A génese do Movimento Nacional dos Baldios, materializada no projeto BALADI e outras associações de compartes, é encontrada nas ações de resistência popular, no silêncio e amargura de muitos camponeses do norte e centro do país à espoliação das suas terras baldias, acompanhada por perseguições, proibições e prisões de tão má memória. Assuntos de muitas conversas ao redor das lareiras das gentes Beirãs, Transmontanas e Minhotas, onde ardia a lenha e a carqueja dos baldios, mas também a revolta!

Foi um período negro da história do país, o início do esbulho dos baldios pela ditadura de Salazar, com a submissão dos Baldios ao Regime Florestal tendo por base a Lei nº 1938, eufemisticamente conhecida por Lei do Povoamento Florestal. Em contexto político e social o roubo dos baldios aos povos serranos emerge como um dos eixos centrais de ataque à agricultura familiar do Norte e Centro do País e que conduz, à emigração e à trágica erosão demográfica do mundo rural Português, uma vez que, como era de esperar, o roubo das terras baldias significou a venda de animais, liquidação das explorações agrícolas, abandono e desertificação das zonas serranas. Foi também o início de uma luta sem tréguas de organização e resistência, face à submissão dos terrenos baldios ao Regime Florestal por parte dos Serviços Florestais. Luta imortalizada na obra literária do Mestre Aquilino Ribeiro no livro “Quando os Lobos uivam”. Os povos nunca se conformaram, resistiram às ocupações um pouco pelo País desde Castro Laboreiro e Soajo ao Gerês, Barroso, Montezinho e da mítica “serra dos Milhafres” à Serra das Talhadas, Concelho de Sever de Vouga. Foi uma luta verdadeiramente heroica, tão bem retratada no Livro do jornalista “Armando Pereira da Silva – Ocupação sem limites”.
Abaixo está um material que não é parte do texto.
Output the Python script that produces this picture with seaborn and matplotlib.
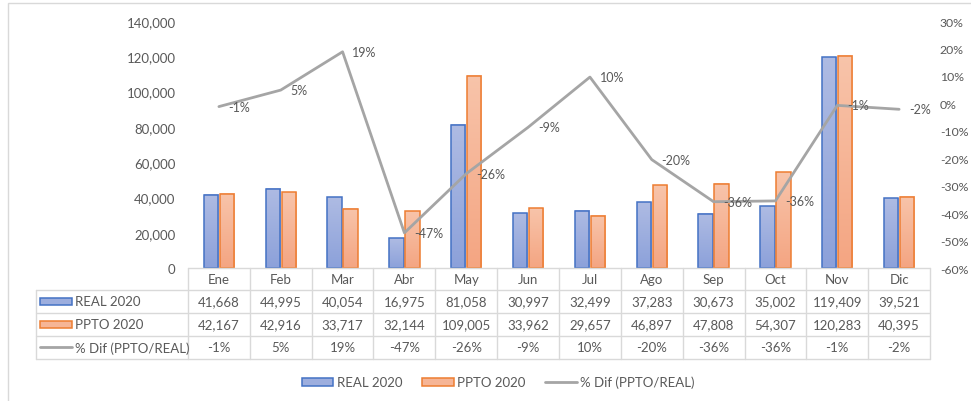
import numpy as np
import pandas as pd
import seaborn as sns
import matplotlib.pyplot as plt
from matplotlib.patches import Rectangle, Patch
from matplotlib.lines import Line2D
from matplotlib.colors import LinearSegmentedColormap
from matplotlib.ticker import FuncFormatter
from matplotlib.transforms import blended_transform_factory

months = ['Ene', 'Feb', 'Mar', 'Abr', 'May', 'Jun', 'Jul', 'Ago', 'Sep', 'Oct', 'Nov', 'Dic']
real_2020 = [41668, 44995, 40054, 16975, 81058, 30997, 32499, 37283, 30673, 35002, 119409, 39521]
ppto_2020 = [42167, 42916, 33717, 32144, 109005, 33962, 29657, 46897, 47808, 54307, 120283, 40395]
pct_dif = [-0.0118, 0.0484, 0.1879, -0.4719, -0.2564, -0.0873, 0.0958, -0.2050, -0.3584, -0.3555, -0.0073, -0.0216]
series_names = ['REAL 2020', 'PPTO 2020']
line_name = '% Dif (PPTO/REAL)'

edge_colors = ['#4472C4', '#ED7D31']
grad_colors = [('#AEBBE3', '#8CA1DA'), ('#F8C4AA', '#F4A582')]
mid_colors = ['#9DAEDE', '#F6B596']
line_color = '#A5A5A5'
text_color = '#595959'
grid_color = '#D9D9D9'
fs = 9.5

sns.set_theme(style='white')
plt.rcParams['font.family'] = ['Lato', 'DejaVu Sans']

df = pd.DataFrame({
    'Mes': months * 2,
    'Serie': [series_names[0]] * len(months) + [series_names[1]] * len(months),
    'Valor': real_2020 + ppto_2020,
})

fig = plt.figure(figsize=(9.71, 4.02), dpi=100)
ax = fig.add_axes([0.1936, 0.3308, 0.7642, 0.6144])

sns.barplot(data=df, x='Mes', y='Valor', hue='Serie', palette=mid_colors,
            width=0.52, gap=0.11, legend=False, ax=ax, linewidth=1.1)

# gradient fill like the Excel bars
for cont, (top, bottom), ec in zip(ax.containers, grad_colors, edge_colors):
    cmap = LinearSegmentedColormap.from_list('g', [top, bottom])
    for bar in cont:
        x0, w, h = bar.get_x(), bar.get_width(), bar.get_height()
        ax.imshow(np.linspace(0, 1, 128).reshape(-1, 1), extent=[x0, x0 + w, 0, h],
                  cmap=cmap, aspect='auto', zorder=0.9)
        bar.set_facecolor('none')
        bar.set_edgecolor(ec)

ax.set_xlim(-0.5, len(months) - 0.5)
ax.set_ylim(0, 140000)
ax.set_yticks(np.arange(0, 140001, 20000))
ax.yaxis.set_major_formatter(FuncFormatter(lambda v, _: f'{v:,.0f}'))
ax.set_xlabel('')
ax.set_ylabel('')
ax.tick_params(axis='x', length=0, labelbottom=False)
ax.tick_params(axis='y', length=0, pad=9, labelcolor=text_color, labelsize=fs)
for s in ax.spines.values():
    s.set_visible(False)

ax2 = ax.twinx()
xpos = np.arange(len(months))
sns.lineplot(x=xpos, y=pct_dif, color=line_color, linewidth=2, ax=ax2)
for i, v in enumerate(pct_dif):
    ax2.annotate(f'{v * 100:.0f}%', (xpos[i], v), xytext=(7, 0), textcoords='offset points',
                 ha='left', va='center', color=text_color, fontsize=fs - 0.5)
ax2.set_ylim(-0.6, 0.3)
ax2.set_xlim(-0.5, len(months) - 0.5)
rticks = np.round(np.arange(-0.6, 0.31, 0.1), 1)
ax2.set_yticks(rticks)
ax2.yaxis.set_major_formatter(FuncFormatter(lambda v, _: f'{int(round(v * 100))}%'))
ax2.tick_params(axis='y', length=0, pad=7, labelcolor=text_color, labelsize=fs - 0.7)
for s in ax2.spines.values():
    s.set_visible(False)

# data table under the plot
trans = blended_transform_factory(ax.transData, ax.transAxes)
rows = [0, -0.089, -0.182, -0.275, -0.368]
left_col = -0.205
n = len(months)

ax.plot([-0.5, n - 0.5], [rows[0], rows[0]], transform=trans, color=grid_color, lw=1, clip_on=False)
for y in rows[1:]:
    ax.plot([left_col, 1], [y, y], transform=ax.transAxes, color=grid_color, lw=1, clip_on=False)
for k in range(n + 1):
    ax.plot([k - 0.5, k - 0.5], [rows[0], rows[-1]], transform=trans, color=grid_color, lw=1, clip_on=False)
ax.plot([left_col, left_col], [rows[1], rows[-1]], transform=ax.transAxes, color=grid_color, lw=1, clip_on=False)

mids = [(rows[j] + rows[j + 1]) / 2 for j in range(4)]
for i, m in enumerate(months):
    ax.text(i, mids[0], m, transform=trans, ha='center', va='center', color=text_color, fontsize=fs, clip_on=False)
    ax.text(i, mids[1], f'{real_2020[i]:,}', transform=trans, ha='center', va='center', color=text_color, fontsize=fs, clip_on=False)
    ax.text(i, mids[2], f'{ppto_2020[i]:,}', transform=trans, ha='center', va='center', color=text_color, fontsize=fs, clip_on=False)
    ax.text(i, mids[3], f'{pct_dif[i] * 100:.0f}%', transform=trans, ha='center', va='center', color=text_color, fontsize=fs, clip_on=False)

key_x, key_w, key_h = -0.1995, 0.0431, 0.032
for j, (name, fc, ec) in enumerate(zip(series_names, mid_colors, edge_colors)):
    ax.add_patch(Rectangle((key_x, mids[j + 1] - key_h / 2), key_w, key_h, transform=ax.transAxes,
                           facecolor=fc, edgecolor=ec, lw=1.1, clip_on=False))
    ax.text(key_x + key_w + 0.004, mids[j + 1], name, transform=ax.transAxes, ha='left', va='center',
            color=text_color, fontsize=fs, clip_on=False)
ax.plot([key_x, key_x + key_w], [mids[3], mids[3]], transform=ax.transAxes, color=line_color, lw=2, clip_on=False)
ax.text(key_x + key_w + 0.004, mids[3], line_name, transform=ax.transAxes, ha='left', va='center',
        color=text_color, fontsize=fs, clip_on=False)

handles = [Patch(facecolor=mid_colors[0], edgecolor=edge_colors[0], lw=1.1),
           Patch(facecolor=mid_colors[1], edgecolor=edge_colors[1], lw=1.1),
           Line2D([], [], color=line_color, lw=2)]
fig.legend(handles, series_names + [line_name], loc='center', bbox_to_anchor=(0.513, 0.047), ncol=3,
           frameon=False, fontsize=fs, labelcolor=text_color, handlelength=2.4, handleheight=0.6,
           handletextpad=0.25, columnspacing=1.5)

fig.patches.append(Rectangle((0.0082, -0.05), 1.1, 1.04, transform=fig.transFigure,
                             fill=False, edgecolor=grid_color, lw=1))

fig.savefig('out.png', dpi=100)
Dado este lastro de ação e luta, a vontade e o querer das gentes rurais, conjugado com o 25 de Abril, não admira que de imediato reclamassem junto do novo Poder de Abril a restituição dos seus terrenos baldios, ocupados pelos Serviços Florestais. Entre fevereiro e abril de 1976, estas aspirações serranas foram de imediato legalmente consagradas com a saída das leis nº 39/76 e 40/76, que devolveram sem delongas este património aos seus legítimos donos – Os Compartes. Em abril desse ano, a Assembleia Constituinte promulgou na Constituição da República Portuguesa – CRP que, no seu ordenamento jurídico-constitucional, definiu estes bens comunitários como bens pertencentes às Comunidades Locais. Uma caracterização específica para a relação de propriedade entre os compartes e as terras comunais, uma propriedade comum, nem pública nem privada! É justo afirmar que tal aquisição e consagração constitucional destes bens comunitários, na nossa CONSTITUIÇÃO, é não só a maior dádiva que abril deu aos Povos Serranos, como ainda a maior valorização jurídico-constitucional da história milenária destes bens comunitários.

Promulgadas que foram as primeiras Leis dos Baldios em 1976 – Decreto-Lei 39/76 e Decreto-Lei 40/76 com o clima de liberdade que se instituiu com a Revolução de Abril, no respaldo da luta dos Povos e dos restantes trabalhadores da cidades que já vinha do tempo da ditadura, facilitada com as “portas que Abril abriu” assistiu-se a catadupas de reuniões populares, para a constituições de Comissões de aldeia, para tratar de problemas locais e simultaneamente organizarem a forma como iam gerir os baldios. Toda essa movimentação, teve vários momentos historicamente significativos como em Agosto de 1974, uma grande concentração em Sever do Vouga, onde se aprovou solenemente a declaração “OS BALDIOS usurpados pelos Serviços Florestais e pelos grandes proprietários devem ser restituídos ao povo”, documento dirigido ao Primeiro-ministro Vasco Gonçalves e Ministros Victor Alves e Álvaro Cunhal, bem como outros documentos/abaixo-assinados que se lhe seguiram de aldeias do Barroso, reclamando ou assumindo que os povos passavam a governar o que era seu, como sempre tinha sido, de direito.

A partir da publicação da Lei dos Baldios, em fevereiro de 1976, por iniciativa dos povos serranos apoiados no início pela SADA (Serviços de Apoio e Dinamização Agrícola) elegeram-se dezenas e dezenas de Conselhos Diretivos de Baldios (CDB) que passaram a gerir diretamente os seus baldios. Foi com base nesta dinâmica que o Movimento dos Baldios se estruturou e organizou 7 Conferências Nacionais, 1 Congresso Ibérico e 3 Congressos Europeus das Áreas Comunitárias, estes últimos em parceria com os representantes da Organização Galega de Comunidades de Montes Veciñais en Man Común e 2 Encontros nacionais dos Agrupamentos dos Baldios.